Я не знаю вообще, нужно ли нам в Беларуси популяризировать как-то свою музыку. Мне, конечно, приятно, что мы кому-то нравимся, нас куда-то приглашают, но почти все мероприятия, где мы играли, подчеркивали, что у нас сложная для реализации музыка, сложно нас отстроить на сцене. У нас с Lilac такая музыка, которая должна исполняться на хорошем звуке, в ней много всего – компьютерная составляющая, живые инструменты, мой голос – и сделать, чтобы это все звучало цельно и ничего не терялось, очень сложно.

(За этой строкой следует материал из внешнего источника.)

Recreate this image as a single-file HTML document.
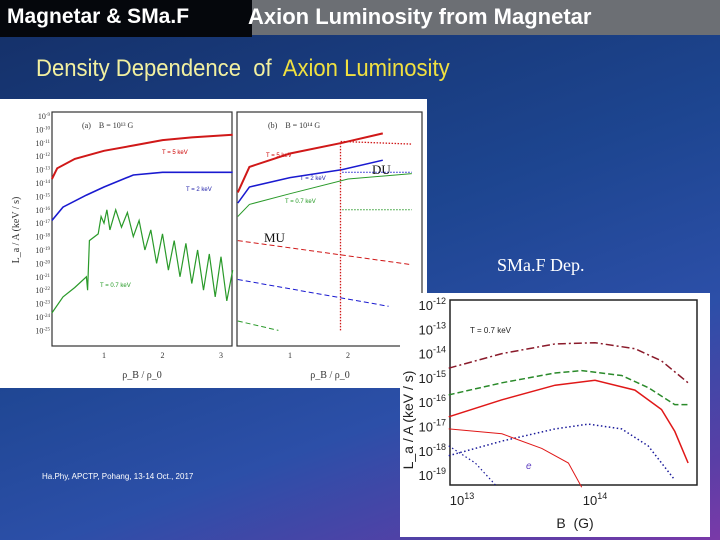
<!DOCTYPE html>
<html><head><meta charset="utf-8"><style>
body{margin:0;width:720px;height:540px;overflow:hidden;position:relative;font-family:"Liberation Sans",sans-serif;
background:linear-gradient(160deg,#142f66 0%,#1d4590 45%,#2c4fa8 70%,#5a3ea6 90%,#7a3aa8 100%);}
.abs{position:absolute}
</style></head><body>
<div class="abs" style="left:240px;top:0;width:480px;height:35px;background:#6c6f74"></div>
<div class="abs" style="left:0;top:0;width:252px;height:37px;background:#05070c"></div>
<div class="abs" style="left:7px;top:5px;color:#fff;font-size:21px;font-weight:bold;font-family:'Liberation Sans','Noto Sans CJK KR',sans-serif">Magnetar &amp; SMa.F</div>
<div class="abs" style="left:248px;top:4px;color:#fff;font-size:22px;font-weight:bold;font-family:'Liberation Sans','Noto Sans CJK KR',sans-serif">Axion Luminosity from Magnetar</div>
<div class="abs" style="left:36px;top:55px;font-size:24px;color:#f2f0a0;transform:scaleX(0.92);transform-origin:left">Density Dependence&nbsp; of&nbsp; <span style="color:#f0e040">Axion Luminosity</span></div>
<div class="abs" style="left:42px;top:472px;font-size:8px;color:#fff">Ha.Phy, APCTP, Pohang, 13-14 Oct., 2017</div>
<svg class="abs" style="left:0;top:0" width="720" height="540">
<rect x="0" y="99" width="427" height="289" fill="#fff"/>
<rect x="52" y="112" width="180" height="234" fill="none" stroke="#333" stroke-width="1.2"/>
<rect x="237" y="112" width="185" height="234" fill="none" stroke="#333" stroke-width="1.2"/>
<g id="la" font-family="Liberation Serif,serif" font-size="8" fill="#333"></g>
<text x="82" y="128" font-family="Liberation Serif,serif" font-size="8" fill="#333">(a)&#160;&#160;&#160; B = 10¹³ G</text>
<text x="268" y="128" font-family="Liberation Serif,serif" font-size="8" fill="#333">(b)&#160;&#160;&#160; B = 10¹⁴ G</text>
<text x="19" y="230" transform="rotate(-90 19 230)" text-anchor="middle" font-family="Liberation Serif,serif" font-size="10" fill="#333">L_a / A (keV / s)</text>
<text x="142" y="378" text-anchor="middle" font-family="Liberation Serif,serif" font-size="10" fill="#333">ρ_B / ρ_0</text>
<text x="330" y="378" text-anchor="middle" font-family="Liberation Serif,serif" font-size="10" fill="#333">ρ_B / ρ_0</text>
<text x="162" y="154" font-size="6" fill="#c00">T = 5 keV</text>
<text x="186" y="191" font-size="6" fill="#22a">T = 2 keV</text>
<text x="100" y="287" font-size="6" fill="#292">T = 0.7 keV</text>
<text x="266" y="157" font-size="6" fill="#c00">T = 5 keV</text>
<text x="300" y="180" font-size="6" fill="#22a">T = 2 keV</text>
<text x="285" y="203" font-size="6" fill="#292">T = 0.7 keV</text>
<rect x="400" y="293" width="310" height="244" fill="#fff"/>
<rect x="450" y="300" width="247" height="185" fill="none" stroke="#222" stroke-width="1.5"/>
<text x="470" y="333" font-size="8" fill="#222">T = 0.7 keV</text>
<text x="413" y="420" transform="rotate(-90 413 420)" text-anchor="middle" font-size="14" fill="#222">L_a / A (keV / s)</text>
<text x="575" y="528" text-anchor="middle" font-size="14" fill="#222">B&#160; (G)</text>
<text x="526" y="469" font-size="10" fill="#6040c0" font-style="italic">e</text>
<g id="ra" font-size="13" fill="#222"></g>
<g id="curves"></g>
</svg>
<div class="abs" style="left:372px;top:162px;font-family:'Liberation Serif',serif;font-size:13px;color:#111">DU</div>
<div class="abs" style="left:264px;top:230px;font-family:'Liberation Serif',serif;font-size:13px;color:#111">MU</div>
<div class="abs" style="left:497px;top:255px;font-family:'Liberation Serif',serif;font-size:18px;color:#fff">SMa.F Dep.</div>
<script>
// Panel a data (rho, log10 L)
const aRho=[0.11,0.2,0.5,1,1.5,2,2.5,3.2];
const aRed=[-13.7,-12.9,-12.2,-11.6,-11.2,-10.8,-10.6,-10.4];
const aBlueRho=[0.11,0.3,0.7,1,1.5,2,2.5,3.2];
const aBlue=[-16.8,-15.8,-14.9,-14.3,-13.4,-13.2,-13.2,-13.2];
const aGreenRho=[0.11,0.3,0.5,0.7,0.72,0.75,0.9,0.95,1.0,1.05,1.1,1.2,1.3,1.4,1.5,1.6,1.7,1.8,1.9,2,2.1,2.2,2.3,2.4,2.5,2.6,2.7,2.8,2.9,3.0,3.1,3.2];
const aGreen=[-23.7,-22.5,-21.8,-21,-22,-18.3,-17.8,-16.5,-17,-16,-17.5,-16,-17.3,-16.2,-18,-16.8,-19,-17.5,-20,-17.8,-20.5,-18.3,-21,-18.5,-21.5,-19,-22,-19.3,-22.5,-19.5,-22.8,-20.5];
// Panel b data
const bRho=[0.1,0.3,1,1.9,2.6];
const bRed=[-14.7,-12.8,-11.8,-11,-10.3];
const bBlue=[-15.5,-14.3,-13.6,-13,-12.3];
const bGreenRho=[0.1,0.3,1,2,3.1];
const bGreen=[-16.5,-15.6,-14.8,-13.7,-13.3];
const bMuRedRho=[0.1,3.1];const bMuRed=[-18.3,-20.1];
const bMuBlueRho=[0.1,2.7];const bMuBlue=[-21.2,-23.2];
const bMuGreenRho=[0.1,0.8];const bMuGreen=[-24.3,-25];
const bDuRedRho=[1.87,1.87,1.9,3.1];const bDuRed=[-25,-10.9,-10.9,-11.1];
const bDuBlueRho=[1.9,3.1];const bDuBlue=[-13.2,-13.2];
const bDuGreenRho=[1.9,3.1];const bDuGreen=[-16,-16];
// Right plot data (log10 B, log10 L)
const rB=[12.9,13.3,13.7,14,14.3,14.5,14.7];
const rDashDot=[-14.6,-14,-13.6,-13.55,-13.8,-14.3,-15.2];
const rGreenB=[12.9,13.3,13.7,13.9,14.2,14.4,14.6,14.7];
const rGreen=[-15.7,-15.2,-14.8,-14.7,-14.9,-15.4,-16.1,-16.1];
const rRedB=[12.9,13.3,13.7,14,14.3,14.5,14.6,14.7];
const rRed=[-16.6,-15.9,-15.3,-15.1,-15.5,-16.3,-17.2,-18.5];
const rBlueB=[12.9,13.3,13.7,13.95,14.2,14.4,14.6];
const rBlue=[-18.2,-17.6,-17.1,-16.9,-17.1,-17.8,-19.2];
const rEredB=[12.9,13.3,13.6,13.8,13.9];const rEred=[-17.1,-17.3,-17.9,-18.5,-19.5];
const rEblueB=[12.9,13.1,13.25];const rEblue=[-17.8,-18.5,-19.4];
const aExp=[-9,-10,-11,-12,-13,-14,-15,-16,-17,-18,-19,-20,-21,-22,-23,-24,-25];
const aXt=[1,2,3];const bXt=[1,2];
const rExp=[-12,-13,-14,-15,-16,-17,-18,-19];const rXt=[13,14];

const NS='http://www.w3.org/2000/svg';
const yA=v=>116+(-9-v)*13.4;
const xA=r=>45.5+r*58.5;
const xB=r=>232+r*58;
const xR=l=>462+(l-13)*133;
const yR=v=>305+(-12-v)*24.3;
const cv=document.getElementById('curves');
function line(xs,ys,fx,fy,color,w,dash,name){
 const p=document.createElementNS(NS,'polyline');
 p.setAttribute('points',xs.map((x,i)=>fx(x).toFixed(1)+','+fy(ys[i]).toFixed(1)).join(' '));
 p.setAttribute('fill','none');p.setAttribute('stroke',color);p.setAttribute('stroke-width',w);
 if(dash)p.setAttribute('stroke-dasharray',dash);
 
 
 cv.appendChild(p);
}
line(aRho,aRed,xA,yA,'#d01818',2,null,'panel-a-red-t5');
line(aBlueRho,aBlue,xA,yA,'#1a1ad0',1.6,null,'panel-a-blue-t2');
line(aGreenRho,aGreen,xA,yA,'#2a9a2a',1.2,null,'panel-a-green-t07');
line(bRho,bRed,xB,yA,'#d01818',2,null,'panel-b-red-t5');
line(bRho,bBlue,xB,yA,'#1a1ad0',1.5,null,'panel-b-blue-t2');
line(bGreenRho,bGreen,xB,yA,'#2a9a2a',1,null,'panel-b-green-t07');
line(bMuRedRho,bMuRed,xB,yA,'#d01818',1,'5,3','panel-b-mu-red');
line(bMuBlueRho,bMuBlue,xB,yA,'#1a1ad0',1,'5,3','panel-b-mu-blue');
line(bMuGreenRho,bMuGreen,xB,yA,'#2a9a2a',1,'5,3','panel-b-mu-green');
line(bDuRedRho,bDuRed,xB,yA,'#d01818',1.3,'1.5,1.5','panel-b-du-red');
line(bDuBlueRho,bDuBlue,xB,yA,'#1a1ad0',1,'1.5,1.5','panel-b-du-blue');
line(bDuGreenRho,bDuGreen,xB,yA,'#2a9a2a',1,'1.5,1.5','panel-b-du-green');
line(rB,rDashDot,xR,yR,'#8a1a2a',1.5,'8,3,2,3','right-dashdot-curve');
line(rGreenB,rGreen,xR,yR,'#2a8a2a',1.5,'6,3','right-green-dashed');
line(rRedB,rRed,xR,yR,'#e01818',1.5,null,'right-red-solid');
line(rBlueB,rBlue,xR,yR,'#1a1a9a',1.5,'1.5,2.5','right-blue-dotted');
line(rEredB,rEred,xR,yR,'#e01818',1,null,'right-red-electron');
line(rEblueB,rEblue,xR,yR,'#1a1a9a',1.2,'1.5,2.5','right-blue-electron');
const la=document.getElementById('la');
function txt(g,x,y,s,anchor,name){
 const t=document.createElementNS(NS,'text');
 t.setAttribute('x',x);t.setAttribute('y',y);t.setAttribute('text-anchor',anchor);
 t.innerHTML=s;
 
 
 g.appendChild(t);
}
aExp.forEach(e=>txt(la,50,yA(e)+3,'10<tspan font-size="5" dy="-3">'+e+'</tspan>','end','panel-a-y-tick'));
aXt.forEach(v=>txt(la,xA(v),358,v,'middle','panel-a-x-tick'));
bXt.forEach(v=>txt(la,xB(v),358,v,'middle','panel-b-x-tick'));
const ra=document.getElementById('ra');
rExp.forEach(e=>txt(ra,446,yR(e)+5,'10<tspan font-size="9" dy="-6">'+e+'</tspan>','end','right-y-tick'));
rXt.forEach(v=>txt(ra,xR(v),505,'10<tspan font-size="9" dy="-6">'+v+'</tspan>','middle','right-x-tick'));
</script>
</body></html>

Были разговоры, что вами заинтересовался лейбл Sony BMG.
Да, было много аналогичных мутных историй. Мы тогда играли на разогреве у Brainstorm, но это был не сам лейбл Sony, потому что они распались, а представитель, который там работал, у теперь них какое-то ответвление от Sony. Мы ему что-то отсылали, но потом он куда-то пропал. У нас были истории и с группой Hurts, которые нас послушали, похлопали, «ребята, класс» и потом тоже куда-то пропали. Как показывает практика, пока ты не приедешь и не тыкнешь это все в нос, не скажешь: «Мы никуда не уйдем», это не работает. Мы потом просто не стали наглеть, потому что понимали, что у нас еще лайвы не на тех уровнях.
А что ты вообще думаешь о лейблах и о музыкальной индустрии? Не боитесь ли вы оказаться зависимыми?
Я пока не представляю, какой должен быть лейбл, чтобы мы с ним что-то подписали, потому что сейчас мы просто попадем в рабство и будем ездить с концертами за фиксированную непонятную плату. Сейчас все перешли на какой-то самиздат. Конечно, если бы что-то выгорело крупное, мы бы задумались. Но подписав контракт даже с каким-то крупным лейблом, ты так же рискуешь оказаться потом ни с чем. В общем, все решают сейчас лайвы, я не верю уже в лейблы, в диски, в то, как это было раньше.
Ты уже упоминала, что играла на аккордеоне в ска-группе. Расскажи, какие у тебя были впечатления, что нравилось, почему перестала там играть.
Это было очень давно и несерьезно, баловство такое, все были маленькие и просто дурачились. Это была очень гаражная такая штука, которая соединялась со всевозможным трэшем. Но я тогда уже поняла, что в группе интересно, в ней больше возможностей для реализации.